§ What to work on
Can you transcribe every line exactly and leave the pictures behind?

BEGIN Data section

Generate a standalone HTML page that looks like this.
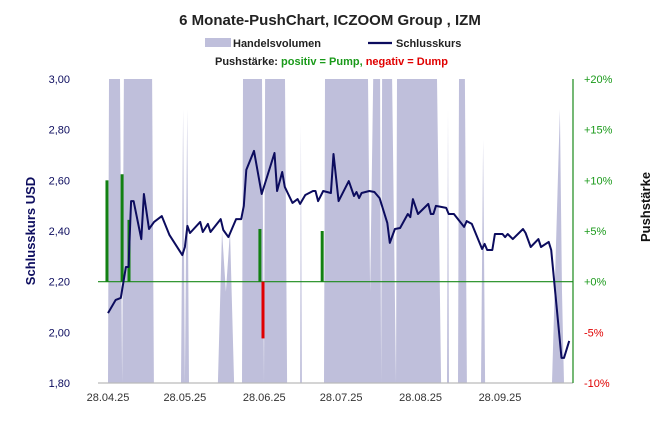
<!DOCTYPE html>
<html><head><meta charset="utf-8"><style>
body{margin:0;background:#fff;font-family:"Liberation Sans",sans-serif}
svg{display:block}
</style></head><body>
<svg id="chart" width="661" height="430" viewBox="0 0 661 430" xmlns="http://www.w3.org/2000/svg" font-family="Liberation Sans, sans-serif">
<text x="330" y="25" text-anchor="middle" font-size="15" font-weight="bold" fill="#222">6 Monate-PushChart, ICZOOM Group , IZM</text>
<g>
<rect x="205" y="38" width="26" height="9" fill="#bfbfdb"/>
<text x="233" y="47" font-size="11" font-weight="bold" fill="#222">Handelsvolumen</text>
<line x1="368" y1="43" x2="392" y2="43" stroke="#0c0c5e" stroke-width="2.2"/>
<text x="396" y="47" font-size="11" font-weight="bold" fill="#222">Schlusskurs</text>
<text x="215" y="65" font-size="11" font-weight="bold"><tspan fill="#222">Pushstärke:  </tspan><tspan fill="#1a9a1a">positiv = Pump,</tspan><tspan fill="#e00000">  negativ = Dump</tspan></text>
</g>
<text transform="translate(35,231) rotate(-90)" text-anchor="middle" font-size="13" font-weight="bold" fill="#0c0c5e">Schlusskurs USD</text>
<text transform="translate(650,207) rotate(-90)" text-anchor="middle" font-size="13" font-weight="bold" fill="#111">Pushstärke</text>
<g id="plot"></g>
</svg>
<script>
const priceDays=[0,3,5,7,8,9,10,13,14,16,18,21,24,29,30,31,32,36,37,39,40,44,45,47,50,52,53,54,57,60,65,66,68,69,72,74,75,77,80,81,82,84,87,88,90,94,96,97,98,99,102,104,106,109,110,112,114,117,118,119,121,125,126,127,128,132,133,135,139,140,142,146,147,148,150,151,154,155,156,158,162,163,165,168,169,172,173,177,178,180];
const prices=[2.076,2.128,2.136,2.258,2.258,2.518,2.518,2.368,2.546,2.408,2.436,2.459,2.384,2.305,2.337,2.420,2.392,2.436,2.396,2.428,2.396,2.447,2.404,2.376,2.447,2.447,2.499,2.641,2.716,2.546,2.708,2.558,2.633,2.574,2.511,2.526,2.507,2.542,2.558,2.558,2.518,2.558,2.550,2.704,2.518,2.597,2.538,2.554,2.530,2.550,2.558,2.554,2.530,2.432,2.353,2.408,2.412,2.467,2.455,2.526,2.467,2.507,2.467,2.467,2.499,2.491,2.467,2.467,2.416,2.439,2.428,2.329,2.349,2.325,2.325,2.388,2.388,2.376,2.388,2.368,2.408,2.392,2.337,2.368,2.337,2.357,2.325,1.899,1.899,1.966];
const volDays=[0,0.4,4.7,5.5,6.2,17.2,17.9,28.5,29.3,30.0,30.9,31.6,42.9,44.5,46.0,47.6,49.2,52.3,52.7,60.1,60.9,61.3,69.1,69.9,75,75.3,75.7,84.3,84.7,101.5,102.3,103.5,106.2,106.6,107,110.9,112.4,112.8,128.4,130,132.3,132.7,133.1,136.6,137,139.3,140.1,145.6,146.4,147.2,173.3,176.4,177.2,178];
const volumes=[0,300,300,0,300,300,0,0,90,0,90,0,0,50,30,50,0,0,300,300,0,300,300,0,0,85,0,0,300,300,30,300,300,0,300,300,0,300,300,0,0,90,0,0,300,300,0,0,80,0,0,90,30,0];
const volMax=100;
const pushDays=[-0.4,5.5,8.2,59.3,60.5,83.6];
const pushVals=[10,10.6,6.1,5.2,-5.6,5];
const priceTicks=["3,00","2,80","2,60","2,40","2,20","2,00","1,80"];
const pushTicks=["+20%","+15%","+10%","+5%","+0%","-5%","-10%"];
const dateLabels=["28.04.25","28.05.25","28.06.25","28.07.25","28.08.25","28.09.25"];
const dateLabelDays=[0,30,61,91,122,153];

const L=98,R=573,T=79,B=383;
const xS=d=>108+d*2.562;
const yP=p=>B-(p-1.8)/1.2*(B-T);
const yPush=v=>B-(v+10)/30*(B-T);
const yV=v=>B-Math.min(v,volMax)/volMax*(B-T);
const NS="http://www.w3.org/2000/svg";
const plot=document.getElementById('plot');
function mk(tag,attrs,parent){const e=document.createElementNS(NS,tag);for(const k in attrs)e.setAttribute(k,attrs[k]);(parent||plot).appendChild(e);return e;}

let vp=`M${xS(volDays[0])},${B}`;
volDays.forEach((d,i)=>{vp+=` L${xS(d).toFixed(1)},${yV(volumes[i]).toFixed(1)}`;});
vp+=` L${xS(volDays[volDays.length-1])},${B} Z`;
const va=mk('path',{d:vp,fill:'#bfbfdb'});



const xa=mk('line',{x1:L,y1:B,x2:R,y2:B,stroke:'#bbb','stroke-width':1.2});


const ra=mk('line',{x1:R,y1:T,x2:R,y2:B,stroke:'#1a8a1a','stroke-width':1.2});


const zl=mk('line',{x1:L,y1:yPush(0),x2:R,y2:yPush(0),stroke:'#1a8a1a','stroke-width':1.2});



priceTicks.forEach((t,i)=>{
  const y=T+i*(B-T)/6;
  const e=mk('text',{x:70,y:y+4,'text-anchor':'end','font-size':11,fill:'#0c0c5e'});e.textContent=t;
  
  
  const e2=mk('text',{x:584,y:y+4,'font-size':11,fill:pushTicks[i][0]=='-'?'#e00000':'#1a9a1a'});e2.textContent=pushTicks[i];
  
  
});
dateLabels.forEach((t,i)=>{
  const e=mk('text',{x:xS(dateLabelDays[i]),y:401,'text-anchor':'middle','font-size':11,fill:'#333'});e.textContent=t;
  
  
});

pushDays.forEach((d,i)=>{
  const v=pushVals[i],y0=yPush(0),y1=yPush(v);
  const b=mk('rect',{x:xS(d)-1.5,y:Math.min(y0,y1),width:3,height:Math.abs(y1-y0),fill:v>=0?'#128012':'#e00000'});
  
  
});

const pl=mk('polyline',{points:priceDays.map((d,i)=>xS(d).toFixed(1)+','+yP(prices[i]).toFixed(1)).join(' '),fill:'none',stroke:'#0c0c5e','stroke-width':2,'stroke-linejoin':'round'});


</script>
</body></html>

END Data section

§ Response
Generate a standalone HTML page that looks like this.
<!DOCTYPE html>
<html><head><meta charset="utf-8"><style>
body{margin:0;background:#fff;font-family:"Liberation Sans",sans-serif}
svg{display:block}
</style></head><body>
<svg id="chart" width="661" height="430" viewBox="0 0 661 430" xmlns="http://www.w3.org/2000/svg" font-family="Liberation Sans, sans-serif">
<text x="330" y="25" text-anchor="middle" font-size="15" font-weight="bold" fill="#222">6 Monate-PushChart, ICZOOM Group , IZM</text>
<g>
<rect x="205" y="38" width="26" height="9" fill="#bfbfdb"/>
<text x="233" y="47" font-size="11" font-weight="bold" fill="#222">Handelsvolumen</text>
<line x1="368" y1="43" x2="392" y2="43" stroke="#0c0c5e" stroke-width="2.2"/>
<text x="396" y="47" font-size="11" font-weight="bold" fill="#222">Schlusskurs</text>
<text x="215" y="65" font-size="11" font-weight="bold"><tspan fill="#222">Pushstärke:  </tspan><tspan fill="#1a9a1a">positiv = Pump,</tspan><tspan fill="#e00000">  negativ = Dump</tspan></text>
</g>
<text transform="translate(35,231) rotate(-90)" text-anchor="middle" font-size="13" font-weight="bold" fill="#0c0c5e">Schlusskurs USD</text>
<text transform="translate(650,207) rotate(-90)" text-anchor="middle" font-size="13" font-weight="bold" fill="#111">Pushstärke</text>
<g id="plot"></g>
</svg>
<script>
const priceDays=[0,3,5,7,8,9,10,13,14,16,18,21,24,29,30,31,32,36,37,39,40,44,45,47,50,52,53,54,57,60,65,66,68,69,72,74,75,77,80,81,82,84,87,88,90,94,96,97,98,99,102,104,106,109,110,112,114,117,118,119,121,125,126,127,128,132,133,135,139,140,142,146,147,148,150,151,154,155,156,158,162,163,165,168,169,172,173,177,178,180];
const prices=[2.076,2.128,2.136,2.258,2.258,2.518,2.518,2.368,2.546,2.408,2.436,2.459,2.384,2.305,2.337,2.420,2.392,2.436,2.396,2.428,2.396,2.447,2.404,2.376,2.447,2.447,2.499,2.641,2.716,2.546,2.708,2.558,2.633,2.574,2.511,2.526,2.507,2.542,2.558,2.558,2.518,2.558,2.550,2.704,2.518,2.597,2.538,2.554,2.530,2.550,2.558,2.554,2.530,2.432,2.353,2.408,2.412,2.467,2.455,2.526,2.467,2.507,2.467,2.467,2.499,2.491,2.467,2.467,2.416,2.439,2.428,2.329,2.349,2.325,2.325,2.388,2.388,2.376,2.388,2.368,2.408,2.392,2.337,2.368,2.337,2.357,2.325,1.899,1.899,1.966];
const volDays=[0,0.4,4.7,5.5,6.2,17.2,17.9,28.5,29.3,30.0,30.9,31.6,42.9,44.5,46.0,47.6,49.2,52.3,52.7,60.1,60.9,61.3,69.1,69.9,75,75.3,75.7,84.3,84.7,101.5,102.3,103.5,106.2,106.6,107,110.9,112.4,112.8,128.4,130,132.3,132.7,133.1,136.6,137,139.3,140.1,145.6,146.4,147.2,173.3,176.4,177.2,178];
const volumes=[0,300,300,0,300,300,0,0,90,0,90,0,0,50,30,50,0,0,300,300,0,300,300,0,0,85,0,0,300,300,30,300,300,0,300,300,0,300,300,0,0,90,0,0,300,300,0,0,80,0,0,90,30,0];
const volMax=100;
const pushDays=[-0.4,5.5,8.2,59.3,60.5,83.6];
const pushVals=[10,10.6,6.1,5.2,-5.6,5];
const priceTicks=["3,00","2,80","2,60","2,40","2,20","2,00","1,80"];
const pushTicks=["+20%","+15%","+10%","+5%","+0%","-5%","-10%"];
const dateLabels=["28.04.25","28.05.25","28.06.25","28.07.25","28.08.25","28.09.25"];
const dateLabelDays=[0,30,61,91,122,153];

const L=98,R=573,T=79,B=383;
const xS=d=>108+d*2.562;
const yP=p=>B-(p-1.8)/1.2*(B-T);
const yPush=v=>B-(v+10)/30*(B-T);
const yV=v=>B-Math.min(v,volMax)/volMax*(B-T);
const NS="http://www.w3.org/2000/svg";
const plot=document.getElementById('plot');
function mk(tag,attrs,parent){const e=document.createElementNS(NS,tag);for(const k in attrs)e.setAttribute(k,attrs[k]);(parent||plot).appendChild(e);return e;}

let vp=`M${xS(volDays[0])},${B}`;
volDays.forEach((d,i)=>{vp+=` L${xS(d).toFixed(1)},${yV(volumes[i]).toFixed(1)}`;});
vp+=` L${xS(volDays[volDays.length-1])},${B} Z`;
const va=mk('path',{d:vp,fill:'#bfbfdb'});



const xa=mk('line',{x1:L,y1:B,x2:R,y2:B,stroke:'#bbb','stroke-width':1.2});


const ra=mk('line',{x1:R,y1:T,x2:R,y2:B,stroke:'#1a8a1a','stroke-width':1.2});


const zl=mk('line',{x1:L,y1:yPush(0),x2:R,y2:yPush(0),stroke:'#1a8a1a','stroke-width':1.2});



priceTicks.forEach((t,i)=>{
  const y=T+i*(B-T)/6;
  const e=mk('text',{x:70,y:y+4,'text-anchor':'end','font-size':11,fill:'#0c0c5e'});e.textContent=t;
  
  
  const e2=mk('text',{x:584,y:y+4,'font-size':11,fill:pushTicks[i][0]=='-'?'#e00000':'#1a9a1a'});e2.textContent=pushTicks[i];
  
  
});
dateLabels.forEach((t,i)=>{
  const e=mk('text',{x:xS(dateLabelDays[i]),y:401,'text-anchor':'middle','font-size':11,fill:'#333'});e.textContent=t;
  
  
});

pushDays.forEach((d,i)=>{
  const v=pushVals[i],y0=yPush(0),y1=yPush(v);
  const b=mk('rect',{x:xS(d)-1.5,y:Math.min(y0,y1),width:3,height:Math.abs(y1-y0),fill:v>=0?'#128012':'#e00000'});
  
  
});

const pl=mk('polyline',{points:priceDays.map((d,i)=>xS(d).toFixed(1)+','+yP(prices[i]).toFixed(1)).join(' '),fill:'none',stroke:'#0c0c5e','stroke-width':2,'stroke-linejoin':'round'});


</script>
</body></html>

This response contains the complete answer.